Less than one year after Beskidy railway tunnel opened, the tunnel through the Carpathians is carrying 60% of Ukraine’s exports to the EU, President Poroshenko said on a visit to Lviv. Opened in May, the double track, Lviv-Zakarpattia tunnel can carry 100 trains a day. Hailing “the Lviv locomotive,” he said that Lviv’s exports to the EU jumped by 22% last year. Last year, 79% of Lviv’s exports went to the EU, almost double the national average of 43%

Ukrainian loggers last year cut 22 million cubic meters, or about 1% of the national forest, reports Volodymyr Bondar, deputy head of Forest Resources Agency. Forest growth is about 1.5% a year, or 33 million cubic meters. The Agency controls 73% of Ukraine’s 10.4 million hectares, or 15.9% of the nation. Due to an Electronic Wood Accounting System, Bondar says that illegal logging has been reduced to 17,700 cubic meters.

Wood exports dropped 40% y-o-y to only 527,000 cubic meters, a tiny portion of the national cut. The EU is pressuring Ukraine to export more wood to feed its wood products industries. Ukraine restricts exports of raw logs in an attempt to rebuild the furniture and milling industries at home.

ProZorro, the electronic procurement system, has saved almost $2.8 billion since its introduction four years ago, reports the Economic Development and Trade Ministry. About 215,000 companies, 80% of them small businesses, have used the platform, the ministry reports Facebook. Mandatory for most government procurements since 2016, the system posts information on tenders and conducts competitive bidding sales. Foreign companies are eligible to participate.

Ukraine wants to sell to Egypt an upgrade of its anti-aircraft missile defense systems. Pavlo Bukin, head of UkrOboronProm, agreed at a defense show in Abu Dhabi, to provide “proposals for the modernization of anti-aircraft missile systems and other air defense systems used by the Egyptian Armed Forces.” Bukin met at IDEX 2019 with Hassan Ahmed Abdel-Mageed, director of Egypt’s Ministry of Military Production.

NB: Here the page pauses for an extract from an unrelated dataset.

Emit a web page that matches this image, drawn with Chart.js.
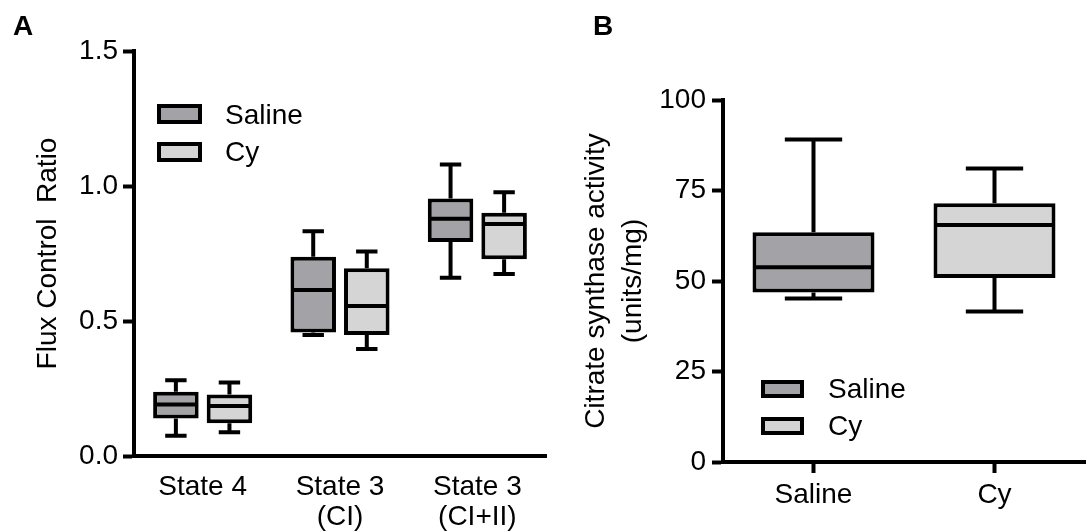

Tourists visiting Ukraine by plane – rather than train – jumped last year, according to the Border Service. As a result of this higher spending influx, tax money generated by tourism rose by 21% last year to $155 million, reports the Economic Development and Trade Ministry. EU growth champions were: Spain + 68%; Great Britain + 47%; Lithuania + 23%; Italy + 15%; Germany + 13%; and France + 9%. From the rest of the world, growth countries were: India + by 57%; China + 39%; Japan +38%; Israel + 22%; and the US +19%. Entries by citizens of border countries declined.